Aussi était-il adoré de ses hommes ; et ils lui montrèrent bien toute leur affection lors d'un incendie survenu dans la mine. Pour lutter contre le fléau, ils demeurèrent avec lui, dans les chantiers, nuit et jour, sans interruption, quinze jours durant, prenant, au fond, leurs repas et le repos indispensable.
La récompense fut de maîtriser l'incendie, de sauver la richesse minérale d'une destruction totale ; mais l'effort avait été trop grand pour Durand arrivé déjà à la soixantaine.
Il dut, peu de temps après cet événement, demander sa mise à la retraite.

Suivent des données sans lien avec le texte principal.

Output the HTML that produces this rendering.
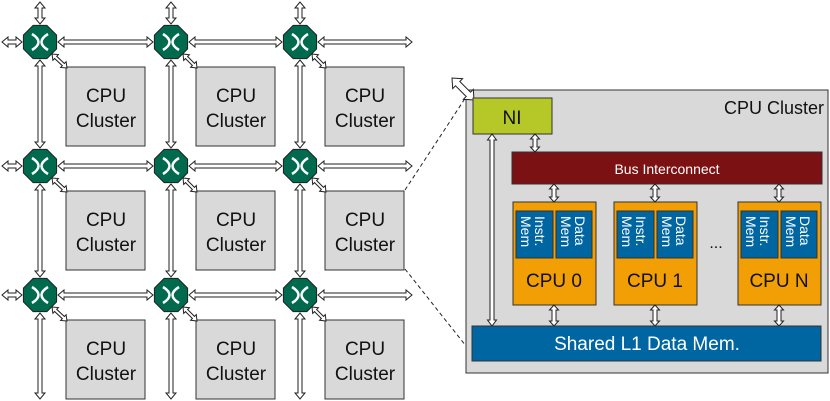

Sa belle carrière d'ingénieur était terminée.
Durand entra en retraite le 1er juin 1903. Il se retira dans sa propriété des Grandes-Sauves, près de Moulins-Engilbert, dans la Nièvre.
Il y mena une vie patriarcale jusqu'à cette horrible guerre si cruelle pour tous. Elle lui causa, pour les siens, des angoisses d'autant plus pénibles à supporter, qu'avec son caractère discret, il les renfermait toutes en lui-même.
On le vit, dès lors, décliner, et c'est à bout de forces qu'il s'endormit dans la paix du Seigneur, le 23 mai 1916, à 11 heures du soir, venant d'achever, à peine, sa 76e année.
Moulins-Engilbert lui a fait les obsèques réservées à ceux qui ont honoré la cité.
Après cet exposé de la vie de notre cher camarade Octave Durand, j'achèverai l'esquisse de sa physionomie, en indiquant comment il fut toujours apprécié.
Notre profession d'ingénieur des mines est l'une des plus belles. Elle exige un courage calme, beaucoup de savoir et d'ingéniosité, de hautes qualités morales, une grande ardeur au travail.
Eh bien ! tous ceux qui ont connu Octave Durand se sont accordés pour le qualifier de parfait mineur : courageux, instruit, laborieux, consciencieux.
Mais, hélas ! il était trop timide, comme beaucoup de ceux dont la haute conscience n'est jamais satisfaite ; et à trop douter ainsi de lui, il donna à d'autres le droit d'en douter à leur tour : ce qui l'empêcha d'arriver aux situations les plus hautes, qu'il eût cependant admirablement bien remplies.
Homme de devoir avant tout, Octave Durand était, naturellement, un très bon chrétien. Aussi est-ce avec une pleine confiance que nous espérons pour lui, de la miséricorde de Dieu, la vie éternelle qu'il nous paraît avoir si bien méritée par sa belle et noble existence sur cette terre.
Le Tamaris, Villiers-le-Bel (Seine-et-Oise), 12 octobre 1916.